The outlook for just about every fuel category was "not optimistic," said the official, who gave only her surname, Huang.

Reports said the shortages had spread to Shanghai and eastern China's Zhejiang province. Shanghai's city government and filling station employees denied the city was facing shortages.

The government has appealed to major fuel suppliers Sinopec and China National Petroleum Corp. to boost shipments into Guangdong.

"Sinopec is trying to transport oil from other parts of China to fulfill Guangdong's needs," said Huang. But she added, "It does not totally depend on us."

In another development, Sinopec is expected hold an emergency meeting in Guangzhou to discuss measures to adress the shortages, the Xinmin Evening Post said.
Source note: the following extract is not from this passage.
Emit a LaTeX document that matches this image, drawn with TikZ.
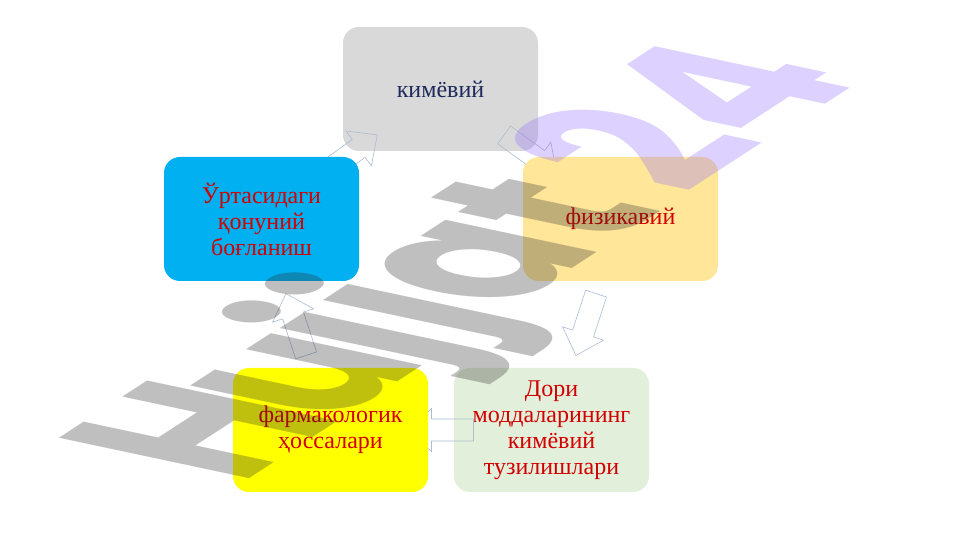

Sources from Sinopec attributed the shortages in Guangdong to traffic disruptions caused by Typhoon Matsa and heavy rainfalls in Northeast China, according to the report. The oil storage in Northeast China is sufficient to resolve the shortages in Guangdong and once the railway and road traffic resumed, the shortages in the Pear River delta will be greatly eased, the sources said.

The shortages have prompted calls for changes in controls that fix gas and diesel prices at levels lagging well behind changes in international crude oil prices.

Pump prices in China rose an average of 20 percent year-on-year in the first five months of the year, while international crude oil prices surged 30 percent during the same time. Crude oil prices were hovering above $66 a barrel Tuesday, about 46 percent above the level a year ago.

With those higher costs eating into profits, domestic refiners reported net losses totalling 4.19 billion yuan ($517 million) in the first six months of this year, down from a net profit of 16.4 billion yuan ($2 billion) a year earlier.

Instead of meeting rising demand at home, refineries have instead boosted exports to markets overseas, where they can charge higher prices.